13 August 2010

Unavoidably Detained Link Sausages

Even cynical sausage-makers/collectors sometimes have other things to do...

  • Ownership of art stolen during wartime — whether via "expropriation" by governments or retail theft by soldiers — is an emotional issue with immense implications for copyright law, cultural validity... and civil procedure (PDF). My bottom line is simple: This particular manner of corrupting the chain of title is seldom, if ever, completely hidden from the so-called "bona fide purchaser for value" — art collectors and museums either do considerable prepurchase/postpurchase investigation or refuse to do so because they're afraid of what they'll find — and even so, replevin (return of the actual physical item) is still the appropriate remedy for stolen unique property against a bfpv. And where the piece was literally taken as unlawful loot by soldiers, there's even less excuse. However, foreign courts simply will not accept that (exhaustion requirements are excusable when exhaustion would be futile); and, therefore, I think Judge Gould (and Chief Judge Kozinski) are wrong in their dissent pragmatically, on a policy basis, and on the text (and contextual meaning) of the statute.
  • A story in WaPo on selecting pseudonyms completely neglects one of the most common (and most disturbing) reasons that authors publish under a pen name: Tracking software makes an existing author name no longer commercially viable...
  • ...at chain stores like Barnes & Noble. I'm no fan of the Riggio family's management of B&N, but the alternative being offered by investor Ron Burkle is worse. And that leads into the dubious land of takeover fights, poison pills, and management's "duty" to consider offers for a company, where short-term shareholder valuation too often seems to be the only measure of a business's viability.
  • Two opposing reactions out of H'wood disclose something rather disquieting, but not at all surprising. The WGA wants the 'net regulated by the FCC and strictly neutral, while most of the other trade organizations and guilds oppose FCC guarantees of 'net neutrality through regulation. This isn't just a fight over "regulation," or even over "'net neutrality," though; it reflects the medieval/renaissance patronage structure of H'wood far more than anything else.
  • On the international law front, it's becoming easier to learn about international law of human rights, thanks to an online summary of sources, while at the same time, overdue indictments for the Srbenica massacre have finally issued. John Yoo will not be pleased.
  • Also on the human rights front, there have been some questions raised about how standing works (or doesn't) in the Proposition 8 case. Judge Walker's well-structured denial of the motion to stay by the proponents (PDF) properly points out that the proponents may have a lot of difficulty showing appellate standing in front of the Ninth Circuit. That leads to an obvious question, though: If they don't have appellate standing, why would they have standing in the trial court? Basically, that comes down to a longstanding (as in several centuries!) preference in the common law:
    • Whenever possible, matters are to be tried on their merits. Had the intervenors not come forward, there would have been a default judgment against Proposition 8, which would be bad for everyone. This way, Proposition 8 got a defense. However,
    • The judgment that issued was not against the intervenors, but against the State of California. Thus, the intervenors are not legally aggrieved by any aspect of that judgment... and therefore don't have appellate standing.

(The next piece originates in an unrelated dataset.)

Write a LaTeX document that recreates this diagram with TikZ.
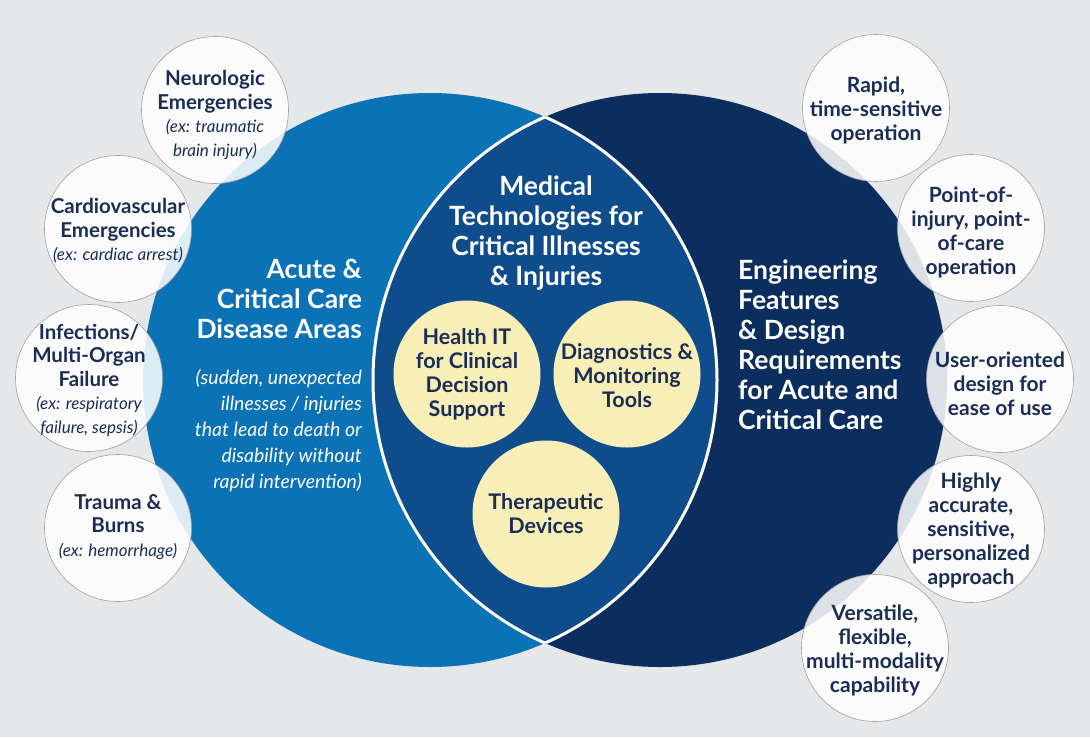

    I would have argued against the intervenors' standing in the trial court, too, but that's as much a policy and court-relationship-to-other-branches issue as anything else; it's messy; and if Judge Walker had denied standing only to be overturned, he would have had to do the trial anyway. And, naturally enough, those proponents have had time to file a 75-page "emergency motion for stay" in the Ninth Circuit... which doesn't sound like much of an emergency to me.

    Ironically, much of the law on appellate standing in this area comes from lawsuits that found that "mere taxpayers" did not have standing to challenge government actions that, in the eyes of those taxpayers, violated the Establishment Clause (or, in a couple of instances, the Free Exercise Clause). Hoist by their own petard; it couldn't happen to a more-deserving example of odious bigotry.